Baccini: «Il proporzionale? Idea straordinaria»

Non confluiremo nel Pdl: saremo il centro riformista

da Roma

Può non esultare per la «svolta berlusconiana» chi, come Mario Baccini da anni reclama per se il titolo di «templare del sacro proporzionale»? «Positiva? La scelta di Berlusconi è straor-di-na-ria-men-te positiva» rileva calcando i toni sulle sillabe. «Siamo finalmente ai margini della terza Repubblica, dopo 15 anni di fallimenti nel corso dei quali tutti si dicevano pronti ad aprire i cantieri delle riforme e nessuno lo faceva... Finalmente si chiude un’era» assicura soddisfatto il senatore dell’Udc al quale probabilmente sta più che bene il ritorno al passato, a quel «moriremo democristiani» che pareva definitivamente cancellato dalle pagine di questo nuovo millennio. «Si chiude col ritorno al proporzionale quel muscolarismo bipolare che ha fatto solo danni al Paese...», si spertica lui.
Scusi Baccini: ma l’attuale sistema di voto, e cioè la «porcata» ammessa da Calderoli, non eravate state voi a volerla?
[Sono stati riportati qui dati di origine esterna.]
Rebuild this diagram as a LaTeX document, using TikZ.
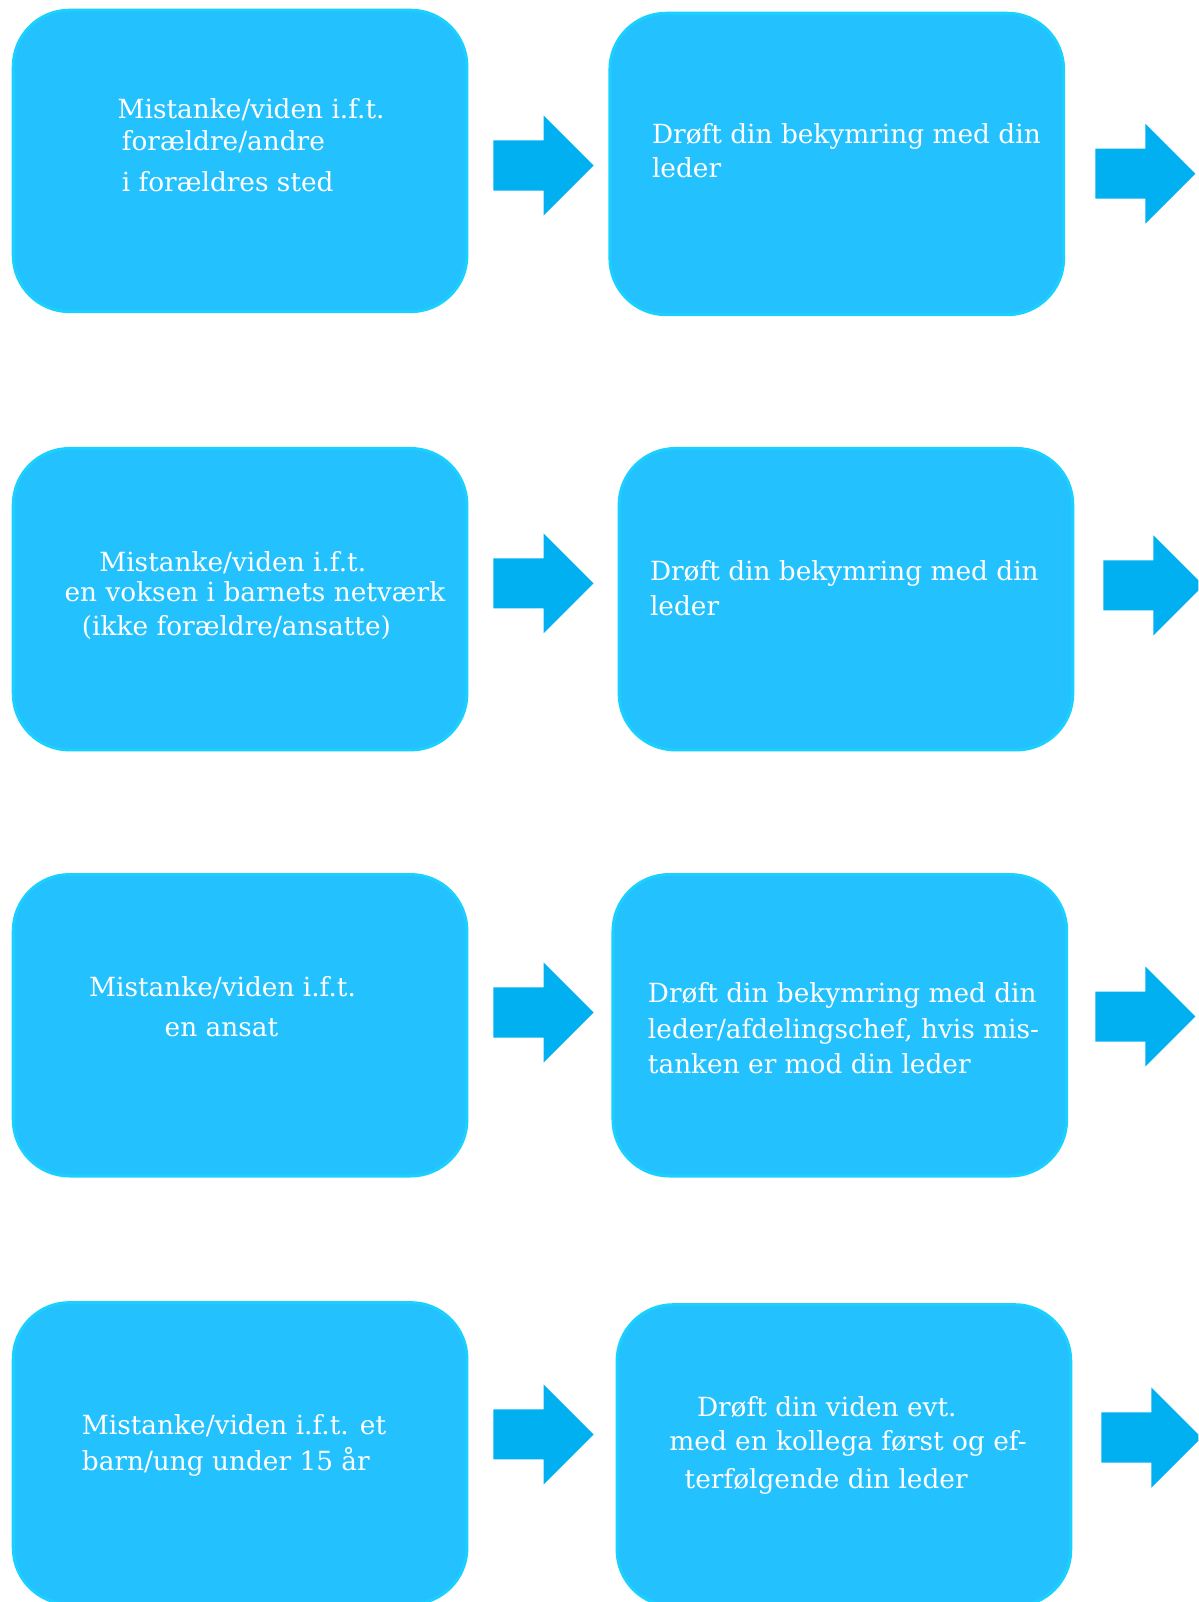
\documentclass[tikz,border=0pt]{standalone}
\usepackage{fontspec}
\setmainfont{DejaVu Serif}
\definecolor{boxfill}{HTML}{23C1FE}
\definecolor{boxline}{HTML}{1BD0FF}
\definecolor{arrowfill}{HTML}{00B0F0}

\begin{document}
\begin{tikzpicture}[
    x=1pt, y=-1pt,
    box/.style={draw=boxline, fill=boxfill, line width=3pt, rounded corners=55pt,
      minimum width=444pt, minimum height=295pt, inner sep=0pt, anchor=north west},
    txt/.style={text=white, anchor=base west, align=left, inner sep=0pt,
      font=\fontsize{25.8}{35}\selectfont}
    ]
    \useasboundingbox (0,0) rectangle (1173,1568);
    \clip (0,0) rectangle (1173,1568);

    % boxes
    \node[box] (l1) at (11.5,8.5) {};
    \node[box] (r1) at (595.5,11.5) {};
    \node[box] (l2) at (11.5,437.5) {};
    \node[box] (r2) at (604.5,437.5) {};
    \node[box] (l3) at (11.5,854.5) {};
    \node[box] (r3) at (598.5,854.5) {};
    \node[box] (l4) at (11.5,1273.5) {};
    \node[box] (r4) at (602.5,1275.5) {};

    % texts (placed at the baseline of the last line)
    \node[txt] (l1txt) at (115,187) {Mistanke/viden i.f.t.\\[-4pt]
      \hspace*{4pt}forældre/andre\\[5pt]\hspace*{4pt}i forældres sted};
    \node[txt] (r1txt) at (638,174) {Drøft din bekymring med din\\[-1pt]leder};
    \node[txt] (l2txt) at (63,622) {\hspace*{34pt}Mistanke/viden i.f.t.\\[-5pt]
      en voksen i barnets netværk\\[-2pt]\hspace*{17pt}(ikke forældre/ansatte)};
    \node[txt] (r2txt) at (636,602) {Drøft din bekymring med din\\[-1pt]leder};
    \node[txt] (l3txt) at (87,1014) {Mistanke/viden i.f.t.\\[4pt]\hspace*{74pt}en ansat};
    \node[txt] (r3txt) at (634,1051) {Drøft din bekymring med din\\
      leder/afdelingschef, hvis mis-\\tanken er mod din leder};
    \node[txt] (l4txt) at (80,1439) {Mistanke/viden i.f.t. et\\barn/ung under 15 år};
    \node[txt] (r4txt) at (655,1457) {\hspace*{27pt}Drøft din viden evt.\\[-1pt]
      med en kollega først og ef-\\[2pt]\hspace*{15pt}terfølgende din leder};

    % block arrows
    \foreach \ax/\ay in {483/162, 1072/170, 483/571, 1080/573,
                         483/991, 1072/995, 483/1404, 1078/1407}
      \fill[arrowfill] (\ax,\ay-24.5) -- ++(49,0) -- ++(0,-24.5) -- ++(49,49)
        -- ++(-49,49) -- ++(0,-24.5) -- ++(-49,0) -- cycle;
\end{tikzpicture}
\end{document}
Non è stato forse proporzionale il voto del 2005?
«Ah, ma quello era un voto senza preferenza, in cui si affidava tutto alle oligarchie dei partiti. Adesso si torna ad affidare agli elettori la libertà di scelta».
Scusi ancora: ma non teme che col ritorno alla preferenza rispunti dalla finestra il clientelismo rovina della prima Repubblica?
«Solo chi vuol mantenere il suo cadreghino può esser sospettoso del ritorno alla preferenza. C’è troppa gente che in questi anni è cresciuta nell’arengo politico con uno zero assoluto nel suo rapporto con la gente. È ora che si ritorni alla politica: quella vera».
Sembra molto sicuro che si profili un’intesa tra Berlusconi e Veltroni...
«Mi limito a osservare che c’è una cospicua maggioranza a sostenere la necessità di una legge elettorale sul modello tedesco. Berlusconi vi ha accennato esplicitamente e la sua apertura è un ottimo viatico. Senza contare che per noi dell’Udc - che parevamo soli in marcia nel deserto - è motivo di gran soddisfazione sentirci legittimati dai ragionamenti di questi giorni anche di Veltroni e dello stesso Fini. Certo, non mi nascondo le difficoltà di arrivare in meta e i rischi che qualcuno giochi la partita come una scorciatoia, per vincerla a tavolino prima del voto. Ma intanto il muro del bipolarismo è venuto giù».
Ma senza intesa non lo intravede il rischio che si passi al referendum che il bipolarismo lo rafforza, cancellando di fatto il proporzionale che reclamate?
«Non esorcizzo il referendum, ma non ci credo. Sarebbe la vittoria definitiva dell’antipolitica. E poi, se davvero non ci fosse intesa come potrebbero fare Berlusconi e Veltroni a non tornare a casa, lasciando definitivamente la scena, visti i loro asseriti pentimenti sul bipolarismo? No. Sono certo che siamo alla vigilia dell’apertura di un nuovo scenario con nuovi soggetti politici. Bene, benissimo ha fatto Berlusconi a muovere, scompaginando i Poli».
Quel che non ho capito bene, comunque, è come si dispone l’Udc davanti a questo nuovo panorama. Resta l’alleanza con l’erede di Forza Italia o vi tenete le mani libere?
«Siamo interessati a vedere cosa farà Berlusconi, ma non intendiamo nel modo più assoluto confluire in questa nuova formazione. Si torna alla politica e dunque ai programmi, no? E dunque ci atterremo a quelli: ai riferimenti sociali che da sempre sono nostri, ai valori come quelli della famiglia e del cattolicesimo contro il neo-paganesimo che, s’è visto, è prevalso alle estreme. Come intendiamo porci in questa nuova fase: secondo me rappresenteremo un centro riformista temperato che si candida alla guida del governo».
Senatore Baccini: a me questo vostro voler essere «cosa bianca» al centro, pare un tantinello simile a quella tattica cara alla vecchia Dc: mettersi in mezzo e iniziare a dialogare coi fornai di destra e sinistra per scegliere da chi comprare il pane...
«Si sbaglia.

Bisogna riprendere le fila della vera politica e in primo piano ci dev’essere l’interesse del Paese. Dunque a che vale dirsi di centro-destra o di centro-sinistra? È sui programmi che reclamiamo il confronto. Disposti all’intesa con chi sarà pronto ad appoggiare le nostre idee di risanamento del Paese».